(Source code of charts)
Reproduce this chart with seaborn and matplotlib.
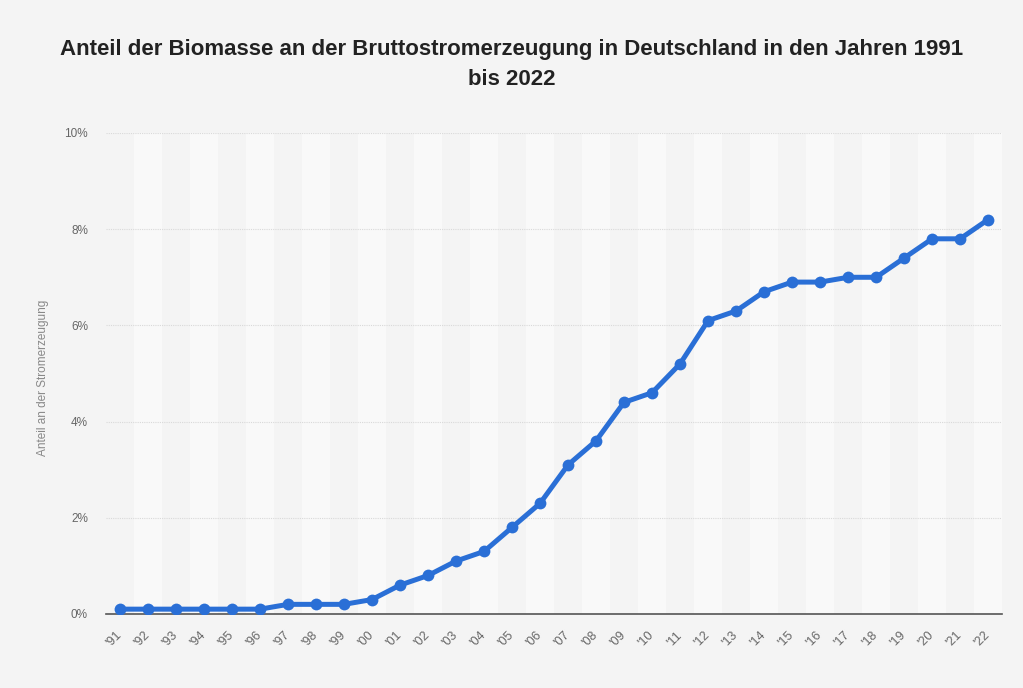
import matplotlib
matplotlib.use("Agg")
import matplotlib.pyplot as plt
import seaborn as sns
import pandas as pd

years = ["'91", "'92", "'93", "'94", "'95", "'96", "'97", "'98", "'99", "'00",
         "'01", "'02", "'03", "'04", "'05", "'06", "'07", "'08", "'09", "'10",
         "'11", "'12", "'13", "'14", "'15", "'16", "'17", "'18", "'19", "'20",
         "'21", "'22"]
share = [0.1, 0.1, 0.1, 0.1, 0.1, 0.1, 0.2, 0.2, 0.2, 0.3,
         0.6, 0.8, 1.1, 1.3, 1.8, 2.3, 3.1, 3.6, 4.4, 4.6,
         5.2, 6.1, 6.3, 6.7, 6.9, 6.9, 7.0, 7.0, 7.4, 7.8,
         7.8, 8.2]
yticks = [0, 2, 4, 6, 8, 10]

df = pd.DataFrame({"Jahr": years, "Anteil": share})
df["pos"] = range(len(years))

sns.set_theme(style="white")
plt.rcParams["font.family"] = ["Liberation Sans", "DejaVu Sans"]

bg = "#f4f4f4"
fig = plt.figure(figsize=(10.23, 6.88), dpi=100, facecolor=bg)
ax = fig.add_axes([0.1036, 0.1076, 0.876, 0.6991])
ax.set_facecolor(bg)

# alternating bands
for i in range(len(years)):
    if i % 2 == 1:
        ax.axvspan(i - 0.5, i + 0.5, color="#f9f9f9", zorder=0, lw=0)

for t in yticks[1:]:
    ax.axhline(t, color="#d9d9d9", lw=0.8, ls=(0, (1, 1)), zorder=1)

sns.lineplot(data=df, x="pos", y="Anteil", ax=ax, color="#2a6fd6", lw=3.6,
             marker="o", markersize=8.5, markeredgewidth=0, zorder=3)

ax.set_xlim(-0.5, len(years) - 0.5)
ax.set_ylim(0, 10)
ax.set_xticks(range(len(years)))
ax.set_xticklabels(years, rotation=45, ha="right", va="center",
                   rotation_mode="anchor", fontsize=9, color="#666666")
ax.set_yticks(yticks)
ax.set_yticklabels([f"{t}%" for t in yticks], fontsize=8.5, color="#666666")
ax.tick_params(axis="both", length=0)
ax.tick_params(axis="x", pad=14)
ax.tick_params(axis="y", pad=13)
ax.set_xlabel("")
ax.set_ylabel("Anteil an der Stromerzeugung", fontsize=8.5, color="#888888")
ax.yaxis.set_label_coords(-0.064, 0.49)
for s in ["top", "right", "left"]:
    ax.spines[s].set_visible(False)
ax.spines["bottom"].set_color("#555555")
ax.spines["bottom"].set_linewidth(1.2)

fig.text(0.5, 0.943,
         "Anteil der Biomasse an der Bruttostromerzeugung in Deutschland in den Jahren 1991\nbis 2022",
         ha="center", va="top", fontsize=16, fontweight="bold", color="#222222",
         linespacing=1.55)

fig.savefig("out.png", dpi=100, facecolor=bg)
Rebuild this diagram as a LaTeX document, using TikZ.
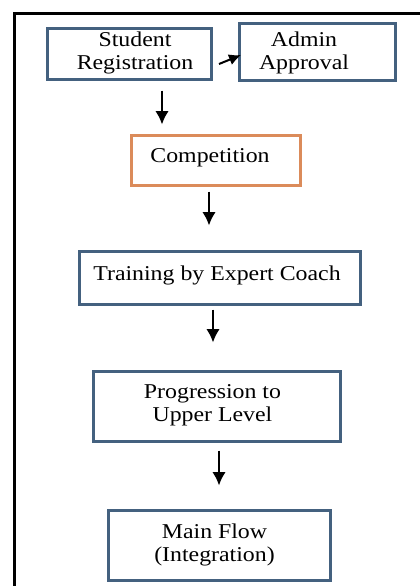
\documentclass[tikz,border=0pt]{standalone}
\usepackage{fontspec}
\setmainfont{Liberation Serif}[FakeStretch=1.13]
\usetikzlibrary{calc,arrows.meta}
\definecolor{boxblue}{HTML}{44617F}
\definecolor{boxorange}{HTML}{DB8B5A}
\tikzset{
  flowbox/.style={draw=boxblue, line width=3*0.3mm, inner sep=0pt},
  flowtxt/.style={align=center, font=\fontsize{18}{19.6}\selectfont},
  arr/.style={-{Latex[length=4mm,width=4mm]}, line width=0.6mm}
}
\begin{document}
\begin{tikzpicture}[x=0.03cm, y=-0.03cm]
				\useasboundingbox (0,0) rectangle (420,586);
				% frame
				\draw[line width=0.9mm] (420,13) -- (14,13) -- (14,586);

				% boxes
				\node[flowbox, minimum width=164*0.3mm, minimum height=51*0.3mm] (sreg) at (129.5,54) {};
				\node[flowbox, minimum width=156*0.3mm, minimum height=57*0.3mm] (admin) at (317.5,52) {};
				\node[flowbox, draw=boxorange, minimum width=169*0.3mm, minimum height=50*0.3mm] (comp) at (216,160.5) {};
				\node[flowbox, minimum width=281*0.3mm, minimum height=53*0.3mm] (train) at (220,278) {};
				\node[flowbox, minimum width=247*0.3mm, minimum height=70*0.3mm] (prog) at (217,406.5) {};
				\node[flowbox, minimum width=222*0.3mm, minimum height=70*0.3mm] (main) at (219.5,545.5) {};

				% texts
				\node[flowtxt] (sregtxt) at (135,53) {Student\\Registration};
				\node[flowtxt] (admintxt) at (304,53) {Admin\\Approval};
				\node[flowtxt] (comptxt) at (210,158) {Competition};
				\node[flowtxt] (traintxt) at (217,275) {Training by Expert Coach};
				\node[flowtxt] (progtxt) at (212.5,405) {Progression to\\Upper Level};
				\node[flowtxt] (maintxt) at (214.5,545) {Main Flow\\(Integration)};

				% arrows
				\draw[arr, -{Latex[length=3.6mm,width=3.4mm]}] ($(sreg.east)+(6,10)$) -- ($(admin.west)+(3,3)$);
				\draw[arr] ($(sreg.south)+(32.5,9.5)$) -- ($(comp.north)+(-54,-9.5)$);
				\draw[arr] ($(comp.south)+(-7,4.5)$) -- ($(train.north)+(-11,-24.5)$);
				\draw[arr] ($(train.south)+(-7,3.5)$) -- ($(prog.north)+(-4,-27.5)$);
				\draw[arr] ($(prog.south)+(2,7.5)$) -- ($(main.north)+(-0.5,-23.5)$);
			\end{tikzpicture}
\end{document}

▶ _Problem description_
The material above must be printed exactly, with its pictures left out.

▶ _Result below_
Reproduce this chart with seaborn and matplotlib.
import matplotlib
matplotlib.use("Agg")
import matplotlib.pyplot as plt
import seaborn as sns
import pandas as pd

years = ["'91", "'92", "'93", "'94", "'95", "'96", "'97", "'98", "'99", "'00",
         "'01", "'02", "'03", "'04", "'05", "'06", "'07", "'08", "'09", "'10",
         "'11", "'12", "'13", "'14", "'15", "'16", "'17", "'18", "'19", "'20",
         "'21", "'22"]
share = [0.1, 0.1, 0.1, 0.1, 0.1, 0.1, 0.2, 0.2, 0.2, 0.3,
         0.6, 0.8, 1.1, 1.3, 1.8, 2.3, 3.1, 3.6, 4.4, 4.6,
         5.2, 6.1, 6.3, 6.7, 6.9, 6.9, 7.0, 7.0, 7.4, 7.8,
         7.8, 8.2]
yticks = [0, 2, 4, 6, 8, 10]

df = pd.DataFrame({"Jahr": years, "Anteil": share})
df["pos"] = range(len(years))

sns.set_theme(style="white")
plt.rcParams["font.family"] = ["Liberation Sans", "DejaVu Sans"]

bg = "#f4f4f4"
fig = plt.figure(figsize=(10.23, 6.88), dpi=100, facecolor=bg)
ax = fig.add_axes([0.1036, 0.1076, 0.876, 0.6991])
ax.set_facecolor(bg)

# alternating bands
for i in range(len(years)):
    if i % 2 == 1:
        ax.axvspan(i - 0.5, i + 0.5, color="#f9f9f9", zorder=0, lw=0)

for t in yticks[1:]:
    ax.axhline(t, color="#d9d9d9", lw=0.8, ls=(0, (1, 1)), zorder=1)

sns.lineplot(data=df, x="pos", y="Anteil", ax=ax, color="#2a6fd6", lw=3.6,
             marker="o", markersize=8.5, markeredgewidth=0, zorder=3)

ax.set_xlim(-0.5, len(years) - 0.5)
ax.set_ylim(0, 10)
ax.set_xticks(range(len(years)))
ax.set_xticklabels(years, rotation=45, ha="right", va="center",
                   rotation_mode="anchor", fontsize=9, color="#666666")
ax.set_yticks(yticks)
ax.set_yticklabels([f"{t}%" for t in yticks], fontsize=8.5, color="#666666")
ax.tick_params(axis="both", length=0)
ax.tick_params(axis="x", pad=14)
ax.tick_params(axis="y", pad=13)
ax.set_xlabel("")
ax.set_ylabel("Anteil an der Stromerzeugung", fontsize=8.5, color="#888888")
ax.yaxis.set_label_coords(-0.064, 0.49)
for s in ["top", "right", "left"]:
    ax.spines[s].set_visible(False)
ax.spines["bottom"].set_color("#555555")
ax.spines["bottom"].set_linewidth(1.2)

fig.text(0.5, 0.943,
         "Anteil der Biomasse an der Bruttostromerzeugung in Deutschland in den Jahren 1991\nbis 2022",
         ha="center", va="top", fontsize=16, fontweight="bold", color="#222222",
         linespacing=1.55)

fig.savefig("out.png", dpi=100, facecolor=bg)
Rebuild this diagram as a LaTeX document, using TikZ.
\documentclass[tikz,border=0pt]{standalone}
\usepackage{fontspec}
\setmainfont{Liberation Serif}[FakeStretch=1.13]
\usetikzlibrary{calc,arrows.meta}
\definecolor{boxblue}{HTML}{44617F}
\definecolor{boxorange}{HTML}{DB8B5A}
\tikzset{
  flowbox/.style={draw=boxblue, line width=3*0.3mm, inner sep=0pt},
  flowtxt/.style={align=center, font=\fontsize{18}{19.6}\selectfont},
  arr/.style={-{Latex[length=4mm,width=4mm]}, line width=0.6mm}
}
\begin{document}
\begin{tikzpicture}[x=0.03cm, y=-0.03cm]
				\useasboundingbox (0,0) rectangle (420,586);
				% frame
				\draw[line width=0.9mm] (420,13) -- (14,13) -- (14,586);

				% boxes
				\node[flowbox, minimum width=164*0.3mm, minimum height=51*0.3mm] (sreg) at (129.5,54) {};
				\node[flowbox, minimum width=156*0.3mm, minimum height=57*0.3mm] (admin) at (317.5,52) {};
				\node[flowbox, draw=boxorange, minimum width=169*0.3mm, minimum height=50*0.3mm] (comp) at (216,160.5) {};
				\node[flowbox, minimum width=281*0.3mm, minimum height=53*0.3mm] (train) at (220,278) {};
				\node[flowbox, minimum width=247*0.3mm, minimum height=70*0.3mm] (prog) at (217,406.5) {};
				\node[flowbox, minimum width=222*0.3mm, minimum height=70*0.3mm] (main) at (219.5,545.5) {};

				% texts
				\node[flowtxt] (sregtxt) at (135,53) {Student\\Registration};
				\node[flowtxt] (admintxt) at (304,53) {Admin\\Approval};
				\node[flowtxt] (comptxt) at (210,158) {Competition};
				\node[flowtxt] (traintxt) at (217,275) {Training by Expert Coach};
				\node[flowtxt] (progtxt) at (212.5,405) {Progression to\\Upper Level};
				\node[flowtxt] (maintxt) at (214.5,545) {Main Flow\\(Integration)};

				% arrows
				\draw[arr, -{Latex[length=3.6mm,width=3.4mm]}] ($(sreg.east)+(6,10)$) -- ($(admin.west)+(3,3)$);
				\draw[arr] ($(sreg.south)+(32.5,9.5)$) -- ($(comp.north)+(-54,-9.5)$);
				\draw[arr] ($(comp.south)+(-7,4.5)$) -- ($(train.north)+(-11,-24.5)$);
				\draw[arr] ($(train.south)+(-7,3.5)$) -- ($(prog.north)+(-4,-27.5)$);
				\draw[arr] ($(prog.south)+(2,7.5)$) -- ($(main.north)+(-0.5,-23.5)$);
			\end{tikzpicture}
\end{document}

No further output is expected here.